By Wassily Kandinsky
Translated by Elizabeth R. Napier
Introduction by Elizabeth R. Napier
Wassily Kandisnsky’s Sounds (Klänge), a volume of poems written and illustrated by the Russian artist and pioneer of abstract painting, was originally published in a limited edition in Munich in 1912. Although it was highly regarded by such artists as Hugo Ball and Jean Arp and acclaimed by the Zurich Dadaists, it remains one of the least known of Kandinsky’s major writings. This is the first complete English translation of Kandinsky’s text.
Sounds is one of the earliest, most beautiful examples of a twentieth-century livre d’artiste and a rare instance of a book in which text and illustrations are the work of a single artist. The poems, alternately narrative and expressive in quality, are witty, simple in structure and vocabulary, and often startling in content. They repeatedly treat questions of space, color, physical design, and the act of seeing in a world that offers multiple and often contradictory possibilities to the viewer. The woodcuts range from early Jugendstil-inspired, representational designs to vignettes that are purely abstract in form.

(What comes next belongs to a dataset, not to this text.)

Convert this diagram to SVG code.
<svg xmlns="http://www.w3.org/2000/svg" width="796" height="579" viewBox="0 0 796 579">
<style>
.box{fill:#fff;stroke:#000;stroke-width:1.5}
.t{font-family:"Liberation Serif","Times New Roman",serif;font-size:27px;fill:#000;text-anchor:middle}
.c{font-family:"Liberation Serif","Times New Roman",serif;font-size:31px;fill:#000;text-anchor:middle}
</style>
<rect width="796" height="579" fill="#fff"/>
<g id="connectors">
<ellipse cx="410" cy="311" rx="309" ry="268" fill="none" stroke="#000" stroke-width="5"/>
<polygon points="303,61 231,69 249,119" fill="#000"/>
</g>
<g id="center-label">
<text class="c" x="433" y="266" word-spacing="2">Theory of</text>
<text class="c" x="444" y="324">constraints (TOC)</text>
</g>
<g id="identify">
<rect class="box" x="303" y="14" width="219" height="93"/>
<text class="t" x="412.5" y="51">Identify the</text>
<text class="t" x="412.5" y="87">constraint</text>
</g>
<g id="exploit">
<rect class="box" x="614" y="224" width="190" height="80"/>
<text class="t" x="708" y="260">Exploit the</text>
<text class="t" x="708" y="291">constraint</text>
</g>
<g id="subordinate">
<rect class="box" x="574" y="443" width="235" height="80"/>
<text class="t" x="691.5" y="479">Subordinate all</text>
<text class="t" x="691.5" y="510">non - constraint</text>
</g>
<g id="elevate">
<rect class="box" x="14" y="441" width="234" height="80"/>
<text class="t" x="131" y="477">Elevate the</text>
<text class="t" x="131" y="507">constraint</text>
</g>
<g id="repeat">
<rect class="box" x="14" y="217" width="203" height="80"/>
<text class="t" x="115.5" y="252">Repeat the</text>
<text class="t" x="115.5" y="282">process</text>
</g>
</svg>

Published in the same year as his Concerning the Spiritual in Art, Sounds sheds a different but equally significant light on Kandinsky’s movement toward abstraction—a movement that was to exercise a profound influence on future directions in art. In addition to the 38 poems and 56 woodcuts, which are arranged as in the original edition, the volume includes an introduction, the German text of the poems, and the artist’s chronology.